2. There's no easy substitution between the embellished and non-embellished the gallows when you look at the rest of the word. In Stars, /pch/ is an extremely common gallows cluster in the headline, while /ke/ - in particular /kee/ - is an extremely common cluster in the lower lines that is greatly underrepresented in the top lines. If we say /p/ is an embellishment of /k/, where are the /pe/ words? If we say /p/ is an embellished ligature of /ke/, then that would make /pch/ the embellished equivalent of /kech/, which is not common in the lower lines. Etc etc.
(NB - the gallows mismatch is less of a problem for Scribe 1 although only in Herbal A, where /kch/ is more common in the lower lines than /ke/ anyway.).

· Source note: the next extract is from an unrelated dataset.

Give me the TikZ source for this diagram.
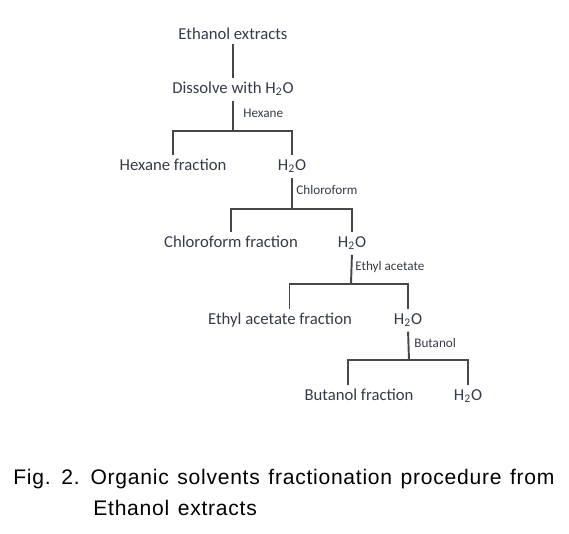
\documentclass[tikz,border=0pt]{standalone}
\usepackage{fontspec}
\setmainfont{Carlito}
\newfontfamily\capfont[LetterSpace=3.5,WordSpace=1.3]{Liberation Sans}
\definecolor{txtgray}{RGB}{55,58,72}
\definecolor{linegray}{RGB}{70,70,75}

\begin{document}
\begin{tikzpicture}[x=0.02cm,y=-0.02cm,
                    main node/.style={font=\fontsize{9.5}{11}\selectfont,text=txtgray,
                      text height=6.1pt,text depth=0pt,inner xsep=1pt,inner ysep=2.6pt},
                    solvent/.style={font=\fontsize{7.5}{9}\selectfont,text=txtgray,
                      anchor=west,inner sep=0pt},
                    link/.style={draw=linegray,line width=1.1pt}]

  \useasboundingbox (0,0) rectangle (569,534);

  \node[main node] (eth) at (233,34) {Ethanol extracts};
  \node[main node] (dis) at (233,88) {Dissolve with H\textsubscript{2}O};

  \node[main node] (hexf) at (173,165) {Hexane fraction};
  \node[main node] (w1) at (292,165) {H\textsubscript{2}O};

  \node[main node] (chlf) at (231,242) {Chloroform fraction};
  \node[main node] (w2) at (352,242) {H\textsubscript{2}O};

  \node[main node] (eaf) at (280,319) {Ethyl acetate fraction};
  \node[main node] (w3) at (408,319) {H\textsubscript{2}O};

  \node[main node] (butf) at (359,395) {Butanol fraction};
  \node[main node] (w4) at (468,395) {H\textsubscript{2}O};

  % solvents
  \node[solvent] (hex) at (243,113) {Hexane};
  \node[solvent] (chl) at (296,190) {Chloroform};
  \node[solvent] (ea) at (355,267) {Ethyl acetate};
  \node[solvent] (but) at (414,343) {Butanol};

  % split points
  \coordinate (s1) at (233,131);
  \coordinate (s2) at (292,209);
  \coordinate (s3) at (351,284);
  \coordinate (s4) at (409,360);

  \draw[link] (eth) -- (dis);
  \draw[link,shorten <=1.4pt] (dis.south) -- (s1);
  \draw[link] (hexf.north) |- (s1) -| (w1.north);

  \draw[link,shorten <=1.4pt] (w1.south) -- (s2);
  \draw[link] (chlf.north) |- (s2) -| (w2.north);

  \draw[link,shorten <=1.4pt] (w2.south) -- (s3);
  \draw[link] ([xshift=5.4pt]eaf.north) |- (s3) -| (w3.north);

  \draw[link,shorten <=1.4pt] (w3.south) -- (s4);
  \draw[link] ([xshift=-6pt]butf.north) |- (s4) -| (w4.north);

  % caption
  \node[anchor=base west,inner sep=0pt,font=\capfont\fontsize{12}{14}\selectfont] (cap1) at (13,484)
    {Fig. 2. Organic solvents fractionation procedure from};
  \node[anchor=base west,inner sep=0pt,font=\capfont\fontsize{12}{14}\selectfont] (cap2) at (93,515)
    {Ethanol extracts};

\end{tikzpicture}
\end{document}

3. I can imagine there might be some difference in word choice in the top lines and that this would cause some degree of distortion in the stats. But I struggle to believe it could be a decisive explanation, given the size of the /p/ dominance, and the behaviour of /ch/ suddenly switching from being word-initial to mainly word-middle, and the increase in /sh/, etc. There could be a language change, e.g. like a herbal might start with Latin names and then move onto describing the herb in the vernacular, but we see this across the different sections, and we also have to bear in mind similarly distinct behaviour at Line Start (including /ch/ becoming word-middle there as well).